[Entries with chart source code]

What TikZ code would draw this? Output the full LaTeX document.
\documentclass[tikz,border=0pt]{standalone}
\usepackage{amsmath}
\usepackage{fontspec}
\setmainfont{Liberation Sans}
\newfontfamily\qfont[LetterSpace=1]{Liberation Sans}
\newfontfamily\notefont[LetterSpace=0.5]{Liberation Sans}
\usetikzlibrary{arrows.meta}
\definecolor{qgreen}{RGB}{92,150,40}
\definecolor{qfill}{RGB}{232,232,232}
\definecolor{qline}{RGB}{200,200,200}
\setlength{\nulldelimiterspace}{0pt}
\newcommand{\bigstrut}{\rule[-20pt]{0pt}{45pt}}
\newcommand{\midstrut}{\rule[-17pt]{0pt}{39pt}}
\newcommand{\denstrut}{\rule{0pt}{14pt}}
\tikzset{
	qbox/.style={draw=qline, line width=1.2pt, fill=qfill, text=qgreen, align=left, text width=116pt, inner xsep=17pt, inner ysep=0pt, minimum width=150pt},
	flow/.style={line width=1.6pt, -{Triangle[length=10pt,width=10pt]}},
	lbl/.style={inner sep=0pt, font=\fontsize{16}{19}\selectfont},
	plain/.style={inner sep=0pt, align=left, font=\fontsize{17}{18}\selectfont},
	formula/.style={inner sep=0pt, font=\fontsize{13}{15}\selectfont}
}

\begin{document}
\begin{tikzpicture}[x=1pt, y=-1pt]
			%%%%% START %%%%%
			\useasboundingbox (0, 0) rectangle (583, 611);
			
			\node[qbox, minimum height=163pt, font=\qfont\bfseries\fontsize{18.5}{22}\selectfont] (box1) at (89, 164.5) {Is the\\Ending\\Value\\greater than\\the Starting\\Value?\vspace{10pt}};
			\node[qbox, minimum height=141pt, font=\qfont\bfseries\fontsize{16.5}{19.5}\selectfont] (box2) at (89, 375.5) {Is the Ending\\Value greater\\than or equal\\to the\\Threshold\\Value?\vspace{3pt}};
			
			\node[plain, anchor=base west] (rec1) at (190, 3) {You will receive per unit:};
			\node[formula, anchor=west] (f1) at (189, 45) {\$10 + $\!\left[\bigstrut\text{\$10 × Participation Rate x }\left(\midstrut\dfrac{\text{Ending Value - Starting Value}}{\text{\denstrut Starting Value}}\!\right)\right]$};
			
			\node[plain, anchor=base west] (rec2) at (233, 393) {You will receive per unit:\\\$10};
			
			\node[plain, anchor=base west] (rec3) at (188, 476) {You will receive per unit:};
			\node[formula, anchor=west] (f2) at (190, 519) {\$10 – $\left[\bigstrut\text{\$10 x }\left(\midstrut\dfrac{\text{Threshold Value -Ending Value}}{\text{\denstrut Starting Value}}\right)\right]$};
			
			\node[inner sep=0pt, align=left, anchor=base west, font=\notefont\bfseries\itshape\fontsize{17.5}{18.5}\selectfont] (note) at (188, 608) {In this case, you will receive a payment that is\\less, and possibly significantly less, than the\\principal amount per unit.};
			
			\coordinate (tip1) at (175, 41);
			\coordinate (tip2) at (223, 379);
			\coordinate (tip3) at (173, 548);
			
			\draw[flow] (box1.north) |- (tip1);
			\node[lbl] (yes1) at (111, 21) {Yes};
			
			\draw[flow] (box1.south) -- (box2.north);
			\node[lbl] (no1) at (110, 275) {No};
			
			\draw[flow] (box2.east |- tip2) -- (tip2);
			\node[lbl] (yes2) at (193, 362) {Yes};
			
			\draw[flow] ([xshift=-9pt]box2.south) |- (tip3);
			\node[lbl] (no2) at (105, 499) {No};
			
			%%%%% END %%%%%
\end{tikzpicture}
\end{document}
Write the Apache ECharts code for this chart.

--

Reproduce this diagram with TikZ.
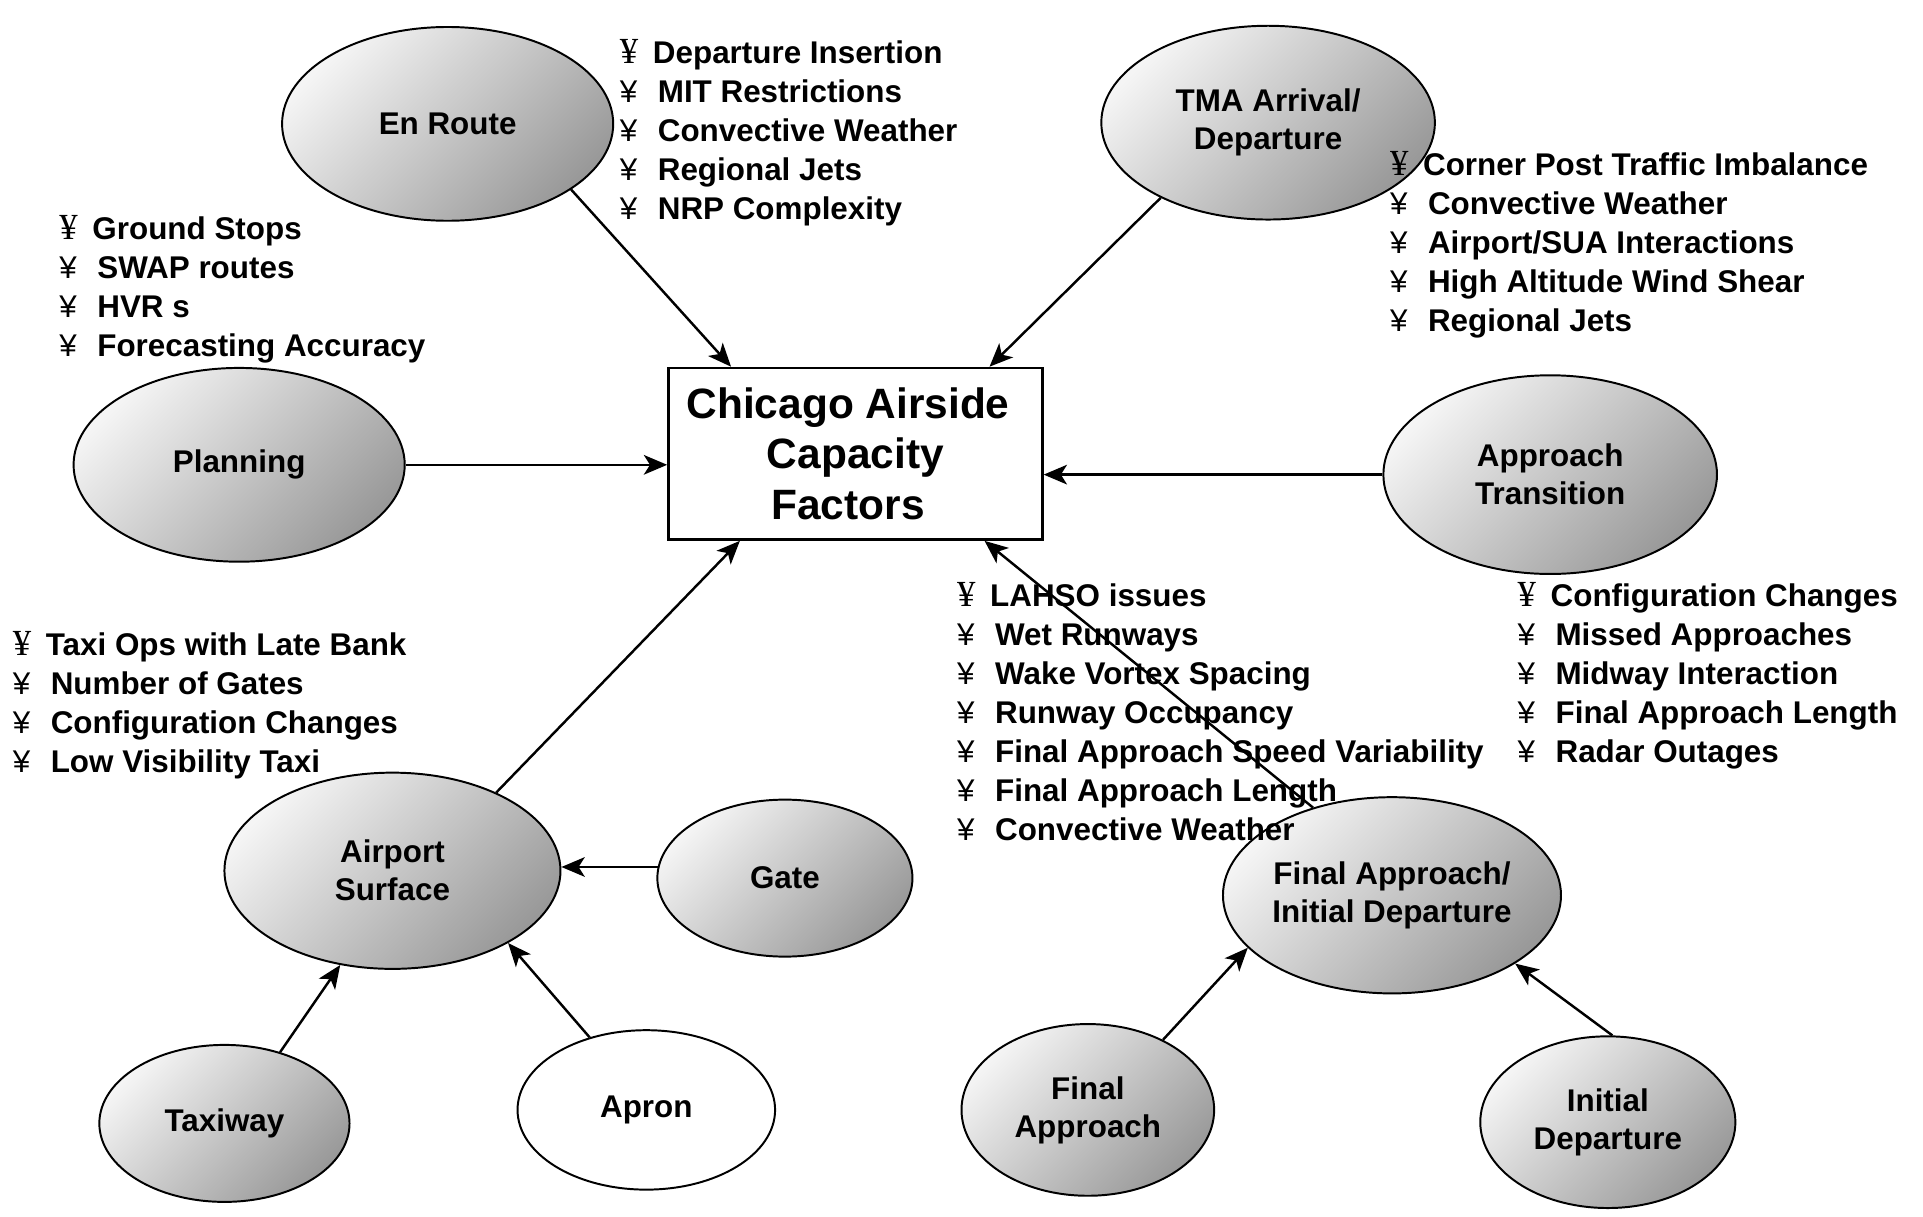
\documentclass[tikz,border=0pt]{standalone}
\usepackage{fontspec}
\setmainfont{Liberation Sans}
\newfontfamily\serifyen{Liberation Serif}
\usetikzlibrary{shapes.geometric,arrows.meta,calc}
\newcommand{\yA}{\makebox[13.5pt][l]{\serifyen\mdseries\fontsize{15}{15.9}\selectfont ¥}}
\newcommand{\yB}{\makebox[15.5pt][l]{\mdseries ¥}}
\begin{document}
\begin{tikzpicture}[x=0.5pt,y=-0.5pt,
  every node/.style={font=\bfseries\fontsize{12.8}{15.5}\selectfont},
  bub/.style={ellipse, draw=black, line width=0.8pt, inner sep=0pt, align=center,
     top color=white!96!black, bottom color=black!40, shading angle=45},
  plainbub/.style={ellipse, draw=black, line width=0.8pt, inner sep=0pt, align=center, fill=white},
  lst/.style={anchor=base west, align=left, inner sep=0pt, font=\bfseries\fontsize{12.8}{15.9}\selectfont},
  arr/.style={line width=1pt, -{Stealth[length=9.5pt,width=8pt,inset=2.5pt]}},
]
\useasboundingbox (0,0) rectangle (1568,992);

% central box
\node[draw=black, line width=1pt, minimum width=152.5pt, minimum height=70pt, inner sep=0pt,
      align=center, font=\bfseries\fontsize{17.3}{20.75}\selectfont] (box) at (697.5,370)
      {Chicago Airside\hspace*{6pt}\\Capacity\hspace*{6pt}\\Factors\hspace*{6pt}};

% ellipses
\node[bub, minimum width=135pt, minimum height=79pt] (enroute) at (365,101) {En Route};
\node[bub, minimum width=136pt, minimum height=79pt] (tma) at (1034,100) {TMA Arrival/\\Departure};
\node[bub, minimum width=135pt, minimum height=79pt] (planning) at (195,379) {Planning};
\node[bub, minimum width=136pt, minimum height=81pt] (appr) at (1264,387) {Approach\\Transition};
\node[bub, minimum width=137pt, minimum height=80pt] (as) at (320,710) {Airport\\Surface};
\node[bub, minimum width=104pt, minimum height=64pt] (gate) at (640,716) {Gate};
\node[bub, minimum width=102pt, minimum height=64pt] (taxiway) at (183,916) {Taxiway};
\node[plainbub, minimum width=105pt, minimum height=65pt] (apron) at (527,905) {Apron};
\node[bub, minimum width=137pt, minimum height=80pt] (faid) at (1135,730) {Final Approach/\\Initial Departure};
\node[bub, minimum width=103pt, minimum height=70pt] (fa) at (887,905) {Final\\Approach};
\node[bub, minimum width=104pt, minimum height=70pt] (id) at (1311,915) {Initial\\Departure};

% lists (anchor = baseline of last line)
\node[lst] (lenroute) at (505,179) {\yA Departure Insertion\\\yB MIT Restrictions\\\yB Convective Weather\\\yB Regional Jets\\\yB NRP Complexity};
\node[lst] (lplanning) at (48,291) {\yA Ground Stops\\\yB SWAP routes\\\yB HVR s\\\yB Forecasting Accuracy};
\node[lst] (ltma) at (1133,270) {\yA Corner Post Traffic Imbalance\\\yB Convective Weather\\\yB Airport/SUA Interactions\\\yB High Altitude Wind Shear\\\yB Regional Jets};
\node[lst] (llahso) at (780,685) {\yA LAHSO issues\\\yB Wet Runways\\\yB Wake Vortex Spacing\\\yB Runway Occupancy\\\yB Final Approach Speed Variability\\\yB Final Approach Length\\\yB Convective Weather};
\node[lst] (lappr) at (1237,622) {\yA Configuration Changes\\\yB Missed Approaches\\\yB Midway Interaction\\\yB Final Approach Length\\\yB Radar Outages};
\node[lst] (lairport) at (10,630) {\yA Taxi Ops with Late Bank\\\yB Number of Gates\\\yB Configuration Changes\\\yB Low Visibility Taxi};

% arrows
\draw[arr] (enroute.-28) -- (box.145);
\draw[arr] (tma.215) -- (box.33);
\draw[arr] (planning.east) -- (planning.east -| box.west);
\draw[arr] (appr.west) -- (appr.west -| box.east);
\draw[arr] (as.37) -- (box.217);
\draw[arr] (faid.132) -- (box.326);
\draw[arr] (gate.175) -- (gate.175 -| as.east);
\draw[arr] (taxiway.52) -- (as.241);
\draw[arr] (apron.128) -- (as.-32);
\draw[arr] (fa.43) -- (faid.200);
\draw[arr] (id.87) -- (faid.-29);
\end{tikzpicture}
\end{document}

> DO THIS: Start at the line with "Reproduce this diagram with TikZ.", stop at the line with "(0,0) rectangle (1568,992);", both lines included, and repeat that span exactly without its pictures.

> EXERCISE RESULT:
Reproduce this diagram with TikZ.
\documentclass[tikz,border=0pt]{standalone}
\usepackage{fontspec}
\setmainfont{Liberation Sans}
\newfontfamily\serifyen{Liberation Serif}
\usetikzlibrary{shapes.geometric,arrows.meta,calc}
\newcommand{\yA}{\makebox[13.5pt][l]{\serifyen\mdseries\fontsize{15}{15.9}\selectfont ¥}}
\newcommand{\yB}{\makebox[15.5pt][l]{\mdseries ¥}}
\begin{document}
\begin{tikzpicture}[x=0.5pt,y=-0.5pt,
  every node/.style={font=\bfseries\fontsize{12.8}{15.5}\selectfont},
  bub/.style={ellipse, draw=black, line width=0.8pt, inner sep=0pt, align=center,
     top color=white!96!black, bottom color=black!40, shading angle=45},
  plainbub/.style={ellipse, draw=black, line width=0.8pt, inner sep=0pt, align=center, fill=white},
  lst/.style={anchor=base west, align=left, inner sep=0pt, font=\bfseries\fontsize{12.8}{15.9}\selectfont},
  arr/.style={line width=1pt, -{Stealth[length=9.5pt,width=8pt,inset=2.5pt]}},
]
\useasboundingbox (0,0) rectangle (1568,992);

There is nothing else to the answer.